Steele and his wife Margery traveled to Decatur for the Farm Progress Show, where he was one of five people to be presented with one of the Abraham Lincoln National Agriculture Awards.

Steele first learned about the award, and that he had won one on Aug. 4.

“Margie and I were up in northern Iowa, and the cell phone rang,” Steele said. “This voice came on and said, ‘Are you so and so? Well, I want to tell you, you just won an award.’ And I said, ‘Ma’am, wait a minute, a quarter of a mile up ahead there’s an exit,’ so I pulled off at the exit and parked on the ramp, and she read the honor.”

Steele learned he was nominated by Phil Nelson, president of the Illinois Farm Bureau for the recognition. Steele was elected as its president in 1970 and served in that capacity for 13 years. In its nomination of Steele, the Illinois Farm Bureau said he “has given a distinguished record of service to agriculture, characterized by vision, keen insight into issues, effective leadership, and hard work to get results” and that his achievements “will be long recognized by farm families and agriculture across this state and nation.”

After being a highly decorated officer in World War II, Steele returned to his family farm near Dover and quickly became a community leader and advocate for agriculture.
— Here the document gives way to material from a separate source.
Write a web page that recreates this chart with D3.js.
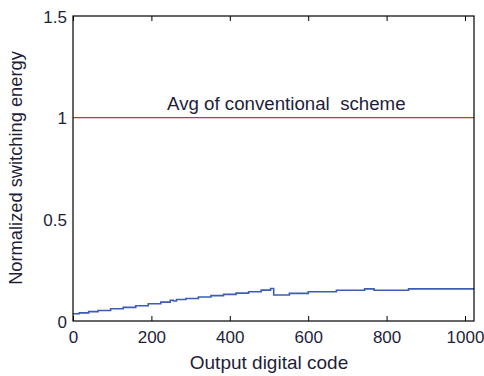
<!DOCTYPE html>
<html><head><meta charset="utf-8">
<script src="https://cdn.jsdelivr.net/npm/d3@7"></script>
<style>body{margin:0;background:#fff}svg{display:block}text{font-family:Arial,"Liberation Sans",sans-serif;fill:#1e1e3a}</style>
</head><body>
<script>
const xTicks = [0, 200, 400, 600, 800, 1000];
const yTicks = [0, 0.5, 1, 1.5];
const yTickLabels = ["0", "0.5", "1", "1.5"];
const codes  = [0, 16, 40, 64, 96, 128, 160, 192, 224, 248, 256, 264, 288, 320, 352, 384, 416, 448, 480, 504, 512, 552, 600, 672, 744, 768, 856, 1023];
const energy = [0.036, 0.040, 0.046, 0.052, 0.060, 0.067, 0.075, 0.085, 0.093, 0.102, 0.098, 0.106, 0.111, 0.118, 0.125, 0.131, 0.137, 0.144, 0.152, 0.160, 0.128, 0.136, 0.144, 0.151, 0.158, 0.151, 0.158, 0.158];
const conventionalAvg = 1;
const xLabel = "Output digital code";
const yLabel = "Normalized switching energy";
const annotation = "Avg of conventional  scheme";

const W = 484, H = 376;
const m = {left: 73, right: 10, top: 16, bottom: 55};
const svg = d3.select("body").append("svg").attr("width", W).attr("height", H);
const x = d3.scaleLinear().domain([0, 1023]).range([m.left, W - m.right]);
const y = d3.scaleLinear().domain([0, 1.5]).range([H - m.bottom, m.top]);

// data line (staircase)
const pts = codes.map((c, i) => [c, energy[i]]);
svg.append("path").datum(pts)
  .attr("fill", "none").attr("stroke", "#3d5db5").attr("stroke-width", 1.6)
  .attr("d", d3.line().x(d => x(d[0])).y(d => y(d[1])).curve(d3.curveStepAfter));

// conventional average line
svg.append("line")
  .attr("x1", x(0)).attr("x2", x(1023))
  .attr("y1", y(conventionalAvg)).attr("y2", y(conventionalAvg))
  .attr("stroke", "#e02a2a").attr("stroke-width", 1.3);

svg.append("text").attr("x", 167).attr("y", 110)
  .attr("font-size", 18.7).style("white-space", "pre").text(annotation);

// box
svg.append("rect").attr("x", m.left).attr("y", m.top)
  .attr("width", W - m.right - m.left).attr("height", H - m.bottom - m.top)
  .attr("fill", "none").attr("stroke", "#000").attr("stroke-width", 1.2);

// x axis (ticks inward, bottom and top)
const xb = svg.append("g").attr("transform", `translate(0,${H - m.bottom})`)
  .call(d3.axisBottom(x).tickValues(xTicks).tickSizeInner(-5).tickSizeOuter(0).tickPadding(10).tickFormat(d3.format("d")));
const xt = svg.append("g").attr("transform", `translate(0,${m.top})`)
  .call(d3.axisTop(x).tickValues(xTicks).tickSizeInner(-5).tickSizeOuter(0).tickFormat(""));
// y axis
const yl = svg.append("g").attr("transform", `translate(${m.left},0)`)
  .call(d3.axisLeft(y).tickValues(yTicks).tickSize(0).tickPadding(6)
    .tickFormat((d, i) => yTickLabels[i]));
[xb, xt, yl].forEach(g => {
  g.select(".domain").remove();
  g.selectAll("line").attr("stroke", "#000");
  g.selectAll("text").attr("font-size", 17).attr("font-family", "Arial, 'Liberation Sans', sans-serif").attr("fill", "#1e1e3a");
});
yl.selectAll("text").attr("dy", "0.36em");

svg.append("text").attr("x", 269).attr("y", 369).attr("text-anchor", "middle")
  .attr("font-size", 19).text(xLabel);
svg.append("text").attr("transform", `translate(22,${168}) rotate(-90)`)
  .attr("text-anchor", "middle").attr("font-size", 18.3).text(yLabel);
</script>
</body></html>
That latter service was rewarded with recognition as the Outstanding Young Farmer in Illinois in 1956 and as a Prairie Farmer Master Farmer in 1970. In 1999, he was inducted into the Lincoln Academy of Illinois.

Steele’s citation indicates an individual “whose contributions to the betterment of mankind have been accomplished on behalf of the state of Illinois and whose achievements have brought honor to the state by dedication to those principles of democracy and humanity as exemplified by the great Illinoisan whose name it bears.”

Following the financial challenges for agriculture in the early 1980s, President Ronald Reagan appointed Steele to chair the National Commission of Agricultural Finance, and later by President George Bush to be chairman of the board of the Farm Credit Administration.